Второй способ создать ситуацию совместного внимания для того, чтобы выучить слово, основан на восходящих процессах. Например, когда отец с ребенком гуляют в парке, перед ними может выскочить незнакомое ребенку животное, и отец может назвать его. Можно предположить, что в подобных ситуациях дети выучивают название нового животного, просто эгоцентрически связывая слово с тем, что для них самих является наиболее значимым. Но на самом деле все происходит не так. Уже на самых ранних стадиях развития маленькие дети понимают, что, используя какую-то новую речевую конструкцию, взрослый предлагает им разделить с ним свой фокус внимания. Так, Болдуин (Baldwin 1991) дожидалась, пока восемнадцатимесячный ребенок не сфокусируется на каком-либо предмете, а потом смотрела на другой предмет и называла его. Ребенок выучивал новое слово и связывал его не с тем предметом, на котором уже был сосредоточен, а с тем, на который взрослый предлагал ему обратить внимание. Похожие, и даже более потрясающие данные, были получены в эксперименте Ахтара, Карпентер и Томаселло (Akhtar, Carpenter, Tomasello 1996). В этом эксперименте ребенок, его мама и экспериментатор играли с тремя новыми предметами. Потом мама выходила из комнаты. Экспериментатор извлекал четвертый новый предмет и играл в него с ребенком. Когда мама возвращалась в комнату, она смотрела на все четыре предмета и восклицала, обращаясь к ребенку: «Ух ты! Это же моди! Моди!» Понимая, что мама, скорее всего, так взволнована предметом, который видит впервые, дети в возрасте 24-х месяцев осваивали новое слово, относя его именно к этому объекту (даже несмотря на то, что для них самих все четыре предмета были в равной степени знакомы). В данном случае, чтобы выучить новое слово, ребенку нужно не просто определить, что является значимым для мамы, а что, по мнению мамы, является значимым для него самого. То есть на самом деле он должен определить, что, как считает мама, он должен понять, что именно, по ее мнению, для него является значимым, и так далее. Ребенку необходимо представить, какие у него и у мамы есть совместные знания.
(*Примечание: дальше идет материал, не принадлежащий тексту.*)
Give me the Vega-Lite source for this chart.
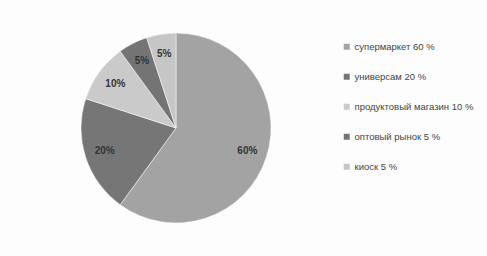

Если рассматривать совместное внимание очень обобщенно как общую зрительную фокусировку на объектах, которые потенциально могут стать референтами при высказывании, то оказывается, что оно очень сильно взаимосвязано с первыми словами, которые осваивают дети (Tomasello, Farrar 1986; Carpenter, Nagell, Tomasello 1998; обзоры похожих исследований см. у Tomasello 1988; 2003). В частности, ребенок учит новые слова быстрее, когда мать говорит о предметах, находящихся в рамке их совместного внимания; но когда матери используют речь вне контекста совместного внимания, это никак не влияет на скорость усвоения детьми новых слов. Таким образом, мы можем рассматривать рамку совместного внимания как некоторую «горячую точку», в которой происходит наиболее активное усвоение языка. Однако интересно, что на протяжении второго года жизни эта связь, судя по всему, ослабляется (Carpenter, Nagell, Tomasello 1998). Тому могут быть две причины. Во-первых, возможно, что дети овладевают новым, более гибким способом приобретения новых слов. Он заключается в «подглядывании» за тем, как какие-нибудь третьи лица используют речь при общении друг с другом (Akhar, Jipson, Callanan 2001). Возможно, что при этом ребенок, рассматривая то взаимодействие, которое он наблюдает, «с высоты птичьего полета», воображает, что он сам участвует в нем, даже если на самом деле это не так (Tomasello 1999). Во-вторых, совместное внимание в зрительной модальности может становиться все менее значимым для освоения языка по мере того, как дети оказываются в состоянии создавать рамку совместного внимания с помощью только речевых средств. Так, ребенку в некотором смысле не нужно определять, куда направлено зрительное внимание взрослого, говорящего: «Дай мне вон тот моди, с которым ты играешь», – потому что ребенок понимает смысл остальных слов, окружающих незнакомое слово, и это создает контекст совместного внимания, внутри которого новое слово становится понятным.

В любом случае, все эти теоретические предположения и эмпирические результаты приводят к одному и тому же выводу. Маленькие дети осваивают свои первые условные языковые средства не потому, что они просто каким-либо индивидуальным образом ассоциируют или соотносят случайные наборы звуков с повторяющимися впечатлениями. Скорее, они делают это потому, что пытаются понять, каким образом окружающие используют определенные звуки, чтобы направлять свое и чужое внимание в пространстве имеющихся у них на данный момент совместных знаний. Эти знания иногда обеспечиваются с помощью нисходящих процессов обработки информации, протекающих в рамках совместной деятельности, в которой участвуют говорящие люди, но также иногда могут с успехом создаваться и благодаря функционированию восходящих процессов. Это, конечно, все тот же основополагающий механизм, который обеспечивает первичную способность ребенка понимать указательные и другие жесты. В отсутствие какого-либо значимого социального взаимодействия с взрослым, использующим новый речевой конструкт, ребенок слышит просто шум, исходящий из ртов окружающих; он не чувствует, что окружающие пытаются каким-то осмысленным образом управлять его вниманием. Таким образом, ребенок должен научиться использовать речевые конвенции, используя обратимое ролевое подражание, в процессе которого он употребляет выученный элемент языка при общении с другими точно так же, как они использовали этот элемент при общении с ним.